Tech at Night: Google, Apple, Adobe, FCC, FBI, TSA, Free Press
So, while Google may have seen the light on Net Neutrality (which is actually, amusingly enough, making the far left sound like me), they still have other issues going on. The WiSpy Street View spying issue is still ongoing, with South Korea raiding their offices and Germany pressuring the firm to be more transparent and responsive to privacy complaints about the program.
Because as I said earlier today, asking Eric Schmidt about privacy is like asking Phillip Morris about smoking. The conflict of interest is inherent. Everyone who hides his identity from Google Analytics, Google Adsense, and every other Google program is costing the firm money.
Meanwhile, the EU and the FTC are targeting Apple for an incredibly ridiculous reason.
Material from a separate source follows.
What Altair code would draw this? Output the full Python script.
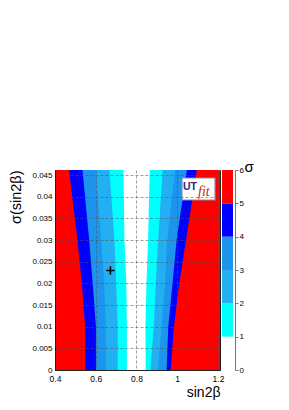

You see, Steve Jobs has kept Adobe’s proprietary, intellectual property-protected Flash framework off of iOS (which drives the iPod Touch, iPad, and iPhone). Reasons given include CPU load which drains the battery, and no apparent need for it with the maturity of HTML 5 and CSS 3 technologies available in the Safari browser and its Webkit framework.
So naturally the governments are claiming that this open embrace of open, unrestricted technologies… harms competition. Yeah. Seriously. As far as I’m concerned, any government entity that forces Apple to license a closed, monopolized technology, or punishes Apple for failing to do so, loses all legitimacy forever in anything it ever says or does. That’s how irrational this is, to question the abandonment of closed technology in favor of industry standard, open technology as anti-competitive.
For crying out loud, Webkit is an open source framework. Anyone can grab the source and use it, even Adobe itself, thanks to its roots in KDE. Apple does virtually everything it can to open up Webkit and Safari, while Adobe has done nothing. And yet Adobe is the good guy here, per the FTC and the EU. What a joke. I cannot express enough how much this burns me up.
Meanwhile, at the FCC, the FCC has caught onto the latest buzzword that the rest of the Obama administration uses when it wants to grab power online: “Cybersecurity.” Hold onto your CAT-6 cables, because the government is coming, and it’s here to help.
The FBI isn’t here to help, though, unless you’re a big corporation making millions of dollars. According to TechDirt, the FBI has made missing persons a lower priority than copyright infringement cases, which aren’t even supposed to be criminal at all, but rather civil matters. This is a subsidy, pure and simple, but in this case is literally coming ahead of people’s lives and safety. Shame on the FBI.
Yet while the FBI goes nuts over copyright, TSA is going wild with file sharing as it saves half-naked pictures of travelers, despite promises that those pictures would not be stored in any form. That claim was of course laughable from the beginning, when even plain, old copiers store data these days. Do we miss the time before the TSA yet?
And to finish up tonight, let’s just get a reminder of the hypocrisy of Free Press. As much as they demand transparency for thee, they themselves tell plenty of lies and keep plenty of secrets. Free Press is having many meetings to lobby for its agenda that it’s not even bothering to disclose under the Lobbying Disclosure Act’s requirements. Oops. Good catch, Daily Caller.